Speech synthesis by glottal excited linear prediction.

This paper describes a linear predictive (LP) speech synthesis procedure that resynthesizes speech using a 6th-order polynomial waveform to model the glottal excitation. The coefficients of the polynomial model form a vector that represents the glottal excitation waveform for one pitch period. A glottal excitation code book with 32 entries for voiced excitation is designed and trained using two sentences spoken by different speakers. The purpose for using this approach is to demonstrate that quantization of the glottal excitation waveform does not significantly degrade the quality of speech synthesized with a glottal excitation linear predictive (GELP) synthesizer. This implementation of the LP synthesizer is patterned after both a pitch-excited LP speech synthesizer and a code excited linear predictive (CELP) speech coder.
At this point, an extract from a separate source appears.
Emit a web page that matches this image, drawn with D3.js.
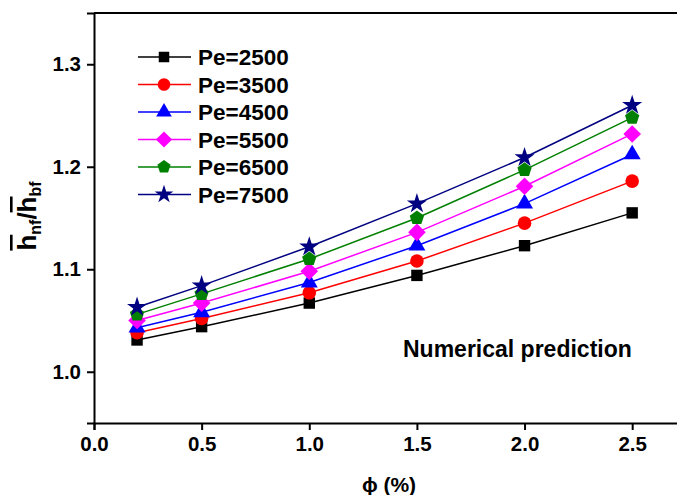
<!DOCTYPE html>
<html><head><meta charset="utf-8">
<script src="https://cdn.jsdelivr.net/npm/d3@7"></script>
<style>body{margin:0;background:#fff}svg{display:block}text{font-family:"Liberation Sans",Arial,sans-serif;font-weight:bold}</style>
</head><body><svg id="c" width="677" height="495"></svg>
<script>
const phi = [0.2, 0.5, 1.0, 1.5, 2.0, 2.5];
const seriesNames = ["Pe=2500","Pe=3500","Pe=4500","Pe=5500","Pe=6500","Pe=7500"];
const pe2500 = [1.031, 1.044, 1.067, 1.094, 1.123, 1.155];
const pe3500 = [1.038, 1.052, 1.077, 1.108, 1.145, 1.186];
const pe4500 = [1.043, 1.058, 1.087, 1.123, 1.164, 1.212];
const pe5500 = [1.050, 1.067, 1.098, 1.136, 1.181, 1.232];
const pe6500 = [1.056, 1.076, 1.110, 1.150, 1.197, 1.248];
const pe7500 = [1.063, 1.084, 1.122, 1.164, 1.209, 1.260];
const xTicks = [0.0, 0.5, 1.0, 1.5, 2.0, 2.5];
const yTicks = [1.0, 1.1, 1.2, 1.3];
const colors = ["#000000","#ff0000","#0000ff","#ff00ff","#008000","#000080"];

const svg = d3.select("#c");
const x = d3.scaleLinear().domain([0, 2.75]).range([94, 686]);
const y = d3.scaleLinear().domain([0.95, 1.35]).range([423, 13]);

const pentagon = {draw(ctx, size){
  const r = Math.sqrt(size/2.378);
  for(let i=0;i<5;i++){const a=-Math.PI/2+i*2*Math.PI/5;const px=r*Math.cos(a),py=r*Math.sin(a); if(i===0)ctx.moveTo(px,py); else ctx.lineTo(px,py);}
  ctx.closePath();
}};
const diamond = {draw(ctx,size){const r=Math.sqrt(size/2);ctx.moveTo(0,-r);ctx.lineTo(r,0);ctx.lineTo(0,r);ctx.lineTo(-r,0);ctx.closePath();}};
const symTypes = [d3.symbolSquare, d3.symbolCircle, d3.symbolTriangle, diamond, pentagon, d3.symbolStar];
const symSizes = [130, 145, 125, 155, 135, 125];

// frame top line
svg.append("line").attr("x1",94).attr("x2",686).attr("y1",13).attr("y2",13).attr("stroke","#000").attr("stroke-width",2);

const gx = svg.append("g").attr("transform","translate(0,423)").call(d3.axisBottom(x).tickValues(xTicks).tickFormat(d3.format(".1f")).tickSizeOuter(0).tickSize(7).tickPadding(6));
const gy = svg.append("g").attr("transform","translate(94,0)").call(d3.axisLeft(y).tickValues(yTicks).tickFormat(d3.format(".1f")).tickSizeOuter(0).tickSize(7).tickPadding(6));
[gx,gy].forEach(g=>{g.select(".domain").attr("stroke-width",2);g.selectAll(".tick line").attr("stroke-width",2);g.selectAll("text").attr("font-size",20.5).attr("font-family","Liberation Sans, Arial").attr("font-weight","bold").attr("fill","#000");});

const data = [pe2500,pe3500,pe4500,pe5500,pe6500,pe7500];
const line = d3.line().x((d,i)=>x(phi[i])).y(d=>y(d));
data.forEach((vals,k)=>{
  svg.append("path").attr("d",line(vals)).attr("fill","none").attr("stroke",colors[k]).attr("stroke-width",1.5);
  svg.selectAll(null).data(vals).enter().append("path")
    .attr("transform",(d,i)=>`translate(${x(phi[i])},${y(d)})`)
    .attr("d",d3.symbol().type(symTypes[k]).size(symSizes[k]))
    .attr("fill",colors[k]);
});

// legend
seriesNames.forEach((n,k)=>{
  const ly = 57 + k*27.5;
  svg.append("line").attr("x1",138).attr("x2",191).attr("y1",ly).attr("y2",ly).attr("stroke",colors[k]).attr("stroke-width",1.5);
  svg.append("path").attr("transform",`translate(164,${ly})`).attr("d",d3.symbol().type(symTypes[k]).size(symSizes[k]*0.85)).attr("fill",colors[k]);
  svg.append("text").attr("x",198).attr("y",ly+8).attr("font-size",22.5).text(n);
});

svg.append("text").attr("x",403).attr("y",357).attr("font-size",23).text("Numerical prediction");
svg.append("text").attr("x",389).attr("y",492).attr("text-anchor","middle").attr("font-size",21).text("ϕ (%)");

const yl = svg.append("text").attr("transform","translate(36,216) rotate(-90)").attr("text-anchor","middle").attr("font-size",26);
yl.append("tspan").attr("text-decoration","overline").text("h");
yl.append("tspan").attr("font-size",16).attr("dy",5).text("nf");
yl.append("tspan").attr("dy",-5).text("/");
yl.append("tspan").attr("text-decoration","overline").text("h");
yl.append("tspan").attr("font-size",16).attr("dy",5).text("bf");
</script></body></html>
In addition to the glottal excitation codebook, we use a stochastic codebook with 256 entries for unvoiced noise excitation. Analysis techniques are described for constructing both codebooks. The GELP synthesizer, which resynthesizes speech with high quality, provides the speech scientist a simple speech synthesis procedure that uses established analysis techniques, that is able to reproduce all speed sounds, and yet also has an excitation model waveform that is related to the derivative of the glottal flow and the integral of the residue. It is conjectured that the glottal excitation codebook approach could provide a mechanism for quantitatively comparing the differences in glottal excitation codebooks for male and female speakers and for speakers with vocal disorders and for speakers with different voice types such as breathy and vocal fry voices. Conceivably, one could also convert the voice of a speaker with one voice type, e.g., breathy, to the voice of a speaker with another voice type, e.g., vocal fry, by synthesizing speech using the vocal tract LP parameters for the speaker with the breathy voice excited by the glottal excitation codebook trained for vocal fry.